I believe the law says at night with dogs only. Therefore if you're out w/e-call at night hunting/shooting ***** you are in violation of the law.


----------



## Skinner 2 (Mar 19, 2004)

Cooner said:


> I believe the law says at night with dogs only. Therefore if you're out w/e-call at night hunting/shooting ***** you are in violation of the law.


It states it clearly. ***** only with dogs. NOWHERE is anything said about calling. However calls can be used during daylight hours during the open season for racoons.

Skinner


----------



## cj. (Oct 8, 2005)

Well it's legal to squall to try and locate a **** in a leafy tree........... any thoughts?


----------



## hunt4life (Dec 22, 2006)

still hunting with the dogs though.


----------



## Skinner 2 (Mar 19, 2004)

cj. said:


> Well it's legal to squall to try and locate a **** in a leafy tree........... any thoughts?

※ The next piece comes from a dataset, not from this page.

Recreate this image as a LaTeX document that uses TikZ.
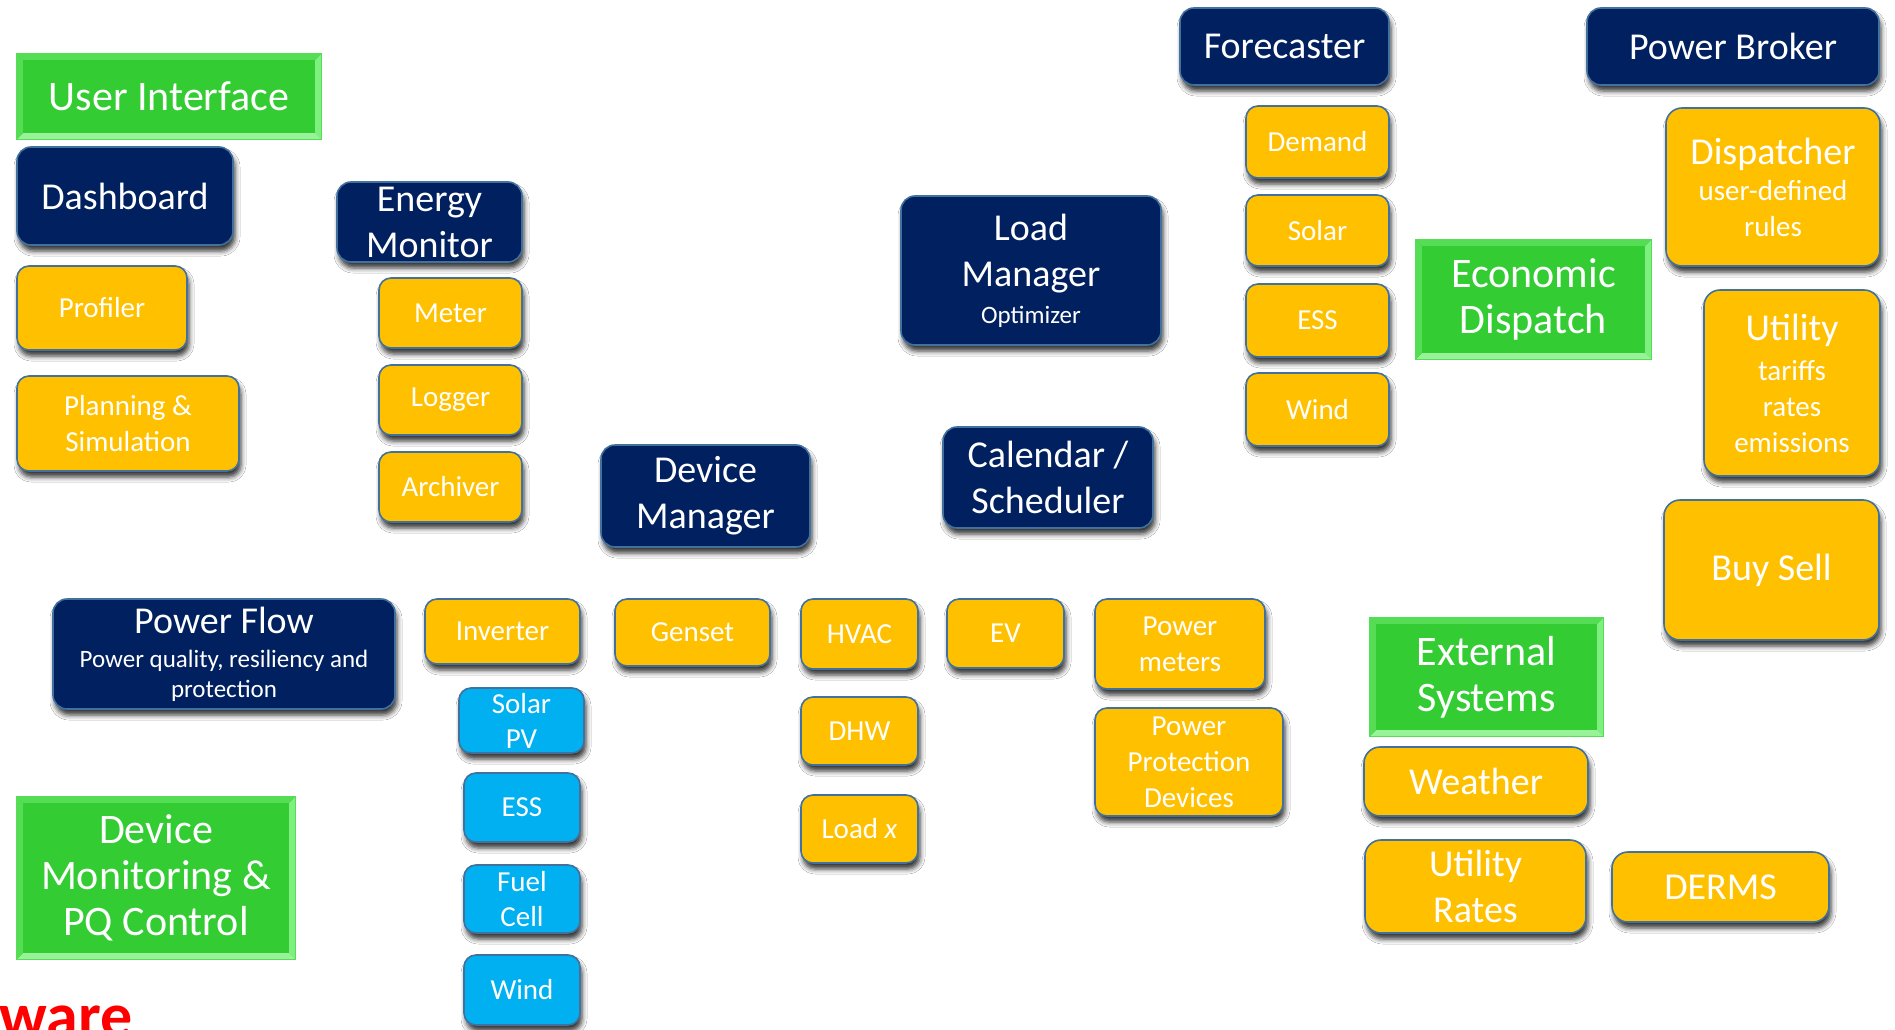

As long as there are dogs!

Skinner


----------



## Dave Lyons (Jun 28, 2002)

Here is how you get around this law.

This is my opinion check yourself with your C.O.

When I lived down state I would call *****. I always had my dog with me when ever I did this load the gun once to the treed ****.

This my opinion of how the law reads.

Dave


----------



## Skinner 2 (Mar 19, 2004)

Dave Lyons said:


> Here is how you get around this law.
> 
> This is my opinion check yourself with your C.O.
> 
> ...


That's fine until the fox or coyote shows up.

When I checked with my local DNR Officer he told me "he" would not cite for shooting them. He then added that if I was to be stopped and check that I had better hope it was him checking me. LOL

Skinner


----------